Le mouvement individualiste : la preuve par le tri sélectif
Quand j’étais enfant, le tri sélectif n’existait pas. Nous mettions nos ordures à la poubelle, les éboueurs prenaient les poubelles et les vidaient dans leur camion, et amenaient les ordures dans une décharge.
Puis on nous a demandé de trier certaines choses. Depuis très longtemps déjà, des associations récupéraient le papier et les vêtements. L’une des plus connues est « Emmaüs », fondée par l’Abbé Pierre, active depuis les années 1950.
On a vu de gros conteneurs verts en ville, afin de recycler les bouteilles. Cela faisait suite à la fin du système de consigne dans les années 1980.
Dans les années 1980, on a pris conscience de la pollution induite par les activités humaines et la découverte du trou dans la couche d’ozone. À partir de là, on a interdit les CFC (chlorofluorocarbures) et remplacé les gaz propulseurs (déodorants, insecticides…) puis celui des climatisations et des systèmes frigorifiques (fréon remplacé par un autre gaz).
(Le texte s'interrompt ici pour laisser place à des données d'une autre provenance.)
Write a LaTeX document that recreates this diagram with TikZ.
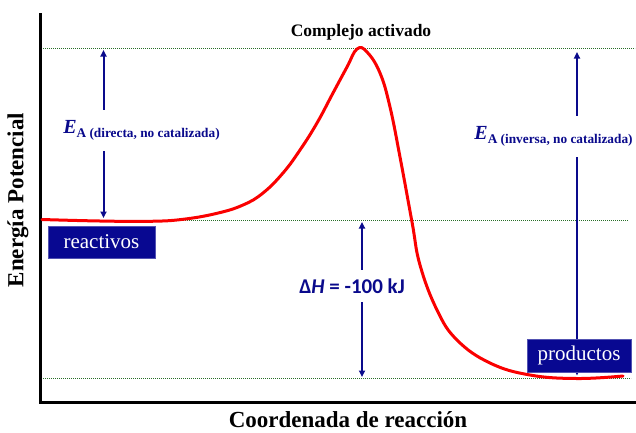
\documentclass[tikz,border=0pt]{standalone}
\usepackage{fontspec}
\setmainfont{Liberation Serif}
\newfontfamily\calib{Carlito}
\usetikzlibrary{arrows.meta}
\definecolor{navy}{RGB}{10,10,140}
\definecolor{boxblue}{RGB}{8,8,145}
\definecolor{dotgreen}{RGB}{40,110,40}
\definecolor{curvered}{RGB}{250,0,0}
\tikzset{
  guide/.style={dotgreen, line width=0.9pt, dash pattern=on 0.9pt off 1.1pt},
  axisline/.style={black, line width=3pt},
  energy/.style={curvered, line width=3pt, line cap=round, line join=round},
  dimarrow/.style={navy, line width=2pt, {Triangle[length=6.5pt,width=6pt]}-{Triangle[length=6.5pt,width=6pt]}},
  statebox/.style={fill=boxblue, draw=boxblue!70!white, line width=0.6pt, text=white, inner sep=0pt,
    font=\fontsize{21}{21}\selectfont},
  eatext/.style={fill=white, text=navy, inner xsep=3pt},
  axislabel/.style={font=\fontsize{23}{23}\selectfont\bfseries},
}
\newcommand{\ealabel}[1]{{\fontsize{20}{20}\selectfont\bfseries\itshape E}{\fontsize{13.3}{14}\selectfont\bfseries\raisebox{-4pt}{A (#1, no catalizada)}}}
\begin{document}
\begin{tikzpicture}[x=1pt,y=-1pt]
\useasboundingbox (0,0) rectangle (636,432);
% guide lines
\coordinate (g1a) at (43,48);  \coordinate (g1b) at (635,48);
\coordinate (g2a) at (43,220); \coordinate (g2b) at (628,220);
\coordinate (g3a) at (43,378); \coordinate (g3b) at (631,378);
\draw[guide] (g1a) -- (g1b);
\draw[guide] (g2a) -- (g2b);
\draw[guide] (g3a) -- (g3b);
% axes
\coordinate (ytop) at (40,13);
\coordinate (origin) at (40,402);
\coordinate (xend) at (636,402);
\draw[axisline] (ytop) -- (origin) -- (xend);
% energy curve
\draw[energy] plot[smooth, tension=0.7] coordinates {
 (42,219.5) (100,221) (150,221.3) (183,219.3) (217,213.3) (243,205) (263,193)
 (283,173) (300,150) (317,123) (333,93) (347,67) (357,49) (367,52) (380,73)
 (390,107) (400,157) (412,222) (420,265) (437,310) (457,340) (490,363)
 (530,375) (577,378.5) (623,376)};
% arrows
\coordinate (aLt) at (103.5,50);  \coordinate (aLb) at (103.5,218);
\coordinate (aMt) at (362,222);   \coordinate (aMb) at (362,377);
\coordinate (aRt) at (577,52);    \coordinate (aRb) at (577,375.5);
\draw[dimarrow] (aLt) -- (aLb);
\draw[dimarrow] (aMt) -- (aMb);
\draw[dimarrow] (aRt) -- (aRb);
% labels
\node[anchor=base, font=\fontsize{17.5}{18}\selectfont\bfseries] (cplx) at (361,36) {Complejo activado};
\node[eatext, minimum height=41pt] (eaL) at (141.5,130) {\ealabel{directa}};
\node[eatext, minimum height=41pt] (eaR) at (553.5,136) {\ealabel{inversa}};
\node[fill=white, text=navy, minimum height=32pt, inner xsep=6pt,
  font=\calib\fontsize{21}{21}\selectfont\bfseries] (dH) at (352,286) {Δ\textit{H} = -100 kJ};
% state boxes
\node[statebox, minimum width=107pt, minimum height=32pt] (react) at (101.5,242) {reactivos};
\node[statebox, minimum width=104pt, minimum height=33pt] (prod) at (579,355.5) {productos};
% axis labels
\node[axislabel, rotate=90] (ylab) at (18,200) {Energía Potencial};
\node[axislabel, anchor=base, inner sep=0pt] (xlab) at (348,427) {Coordenada de reacción};
\end{tikzpicture}
\end{document}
Enfin il a fallu commencer à trier soi-même : depuis les années 1990 et jusqu’à 2010, les grandes villes, puis les villes de taille moyenne et enfin les villages se sont équipés de poubelles de différentes couleurs, selon les déchets qu’elles sont censées contenir.
À tel point qu’aujourd’hui on a des contrôles qui sont faits : si on ne remplit pas la poubelle jaune, on va trouver ça suspect et on devient passible d’une contravention !
Abrégeons, en citant pêle-mêle le compostage, le tri des aliments (Paris XV°), et le fait que les règles de tri changent, que les couleurs des poubelles sont différentes d’une commune à l’autre, et autres billevesées. L’expression « tri sélectif » elle-même est subversive et pléonastique.
Tout cela pour dire que le tri sélectif, puisqu’il est convenu d’appeler ainsi ce comportement, nous oblige à prendre du temps pour le faire (et donc perdre du temps pour nos propres activités), et nous fait polluer l’air (puisque l’on doit amener nos déchets à la déchetterie). Rien que ça !
Surtout, cela participe d’un mouvement bien plus vaste, puisqu’à travers cet exemple, on constate que, de plus en plus, l’État se désengage et s’en remet aux bonnes consciences du peuple. Si cela continue, on va revenir au Moyen-Âge ou du moins à un système autarcique : petit à petit on nous demande de tout faire nous-même. Si cela continue, on va nous demander de produire nous-mêmes nos légumes, sous couvert d’écologie !
J’en veux pour preuve que, dans le même temps où le tri sélectif s’est mis en place, plusieurs métiers ont disparu, alors que l’individu remplace, par la force des choses, le travailleur. C’est le règne du « Do it yourself », dans lequel tout le monde fait tout.
Par exemple, les guichets des péages autoroutiers ont été automatisés, et aujourd’hui, c’est nous qui tendons notre carte de paiement vers la machine. Idem pour les pompes à essence, où le pompiste a disparu, et où le conducteur va lui-même faire son plein. Idem dans les supermarchés, dans lesquels les caisses automatiques rencontrent de plus en plus de succès et par lesquelles la majorité des consommateurs sont attirés. Car il y a un avantage à cela, il faut bien le reconnaître : ça va aussi vite, voire plus vite qu’avec un être humain.
Au-delà du problème des pertes d’emploi et du chômage (qu’on dissimule en arguant que ces machines devront être produites, maintenues et remplacées), il y a, en allant plus loin, le problème de l’individualisation.
Moins de contact entre individus, autarcie grandissante, voire autonomie. Même la production d’électricité, jusqu’ici apanage étatique, participe de ce mouvement lorsqu’on propose des panneaux photovoltaïques pour produire soi-même sa propre électricité.
Finalement, à l’heure des réseaux sociaux, des applis de rencontre, des élans de solidarité et de la communication grandissante, on va vers en réalité vers une individualisation grandissante.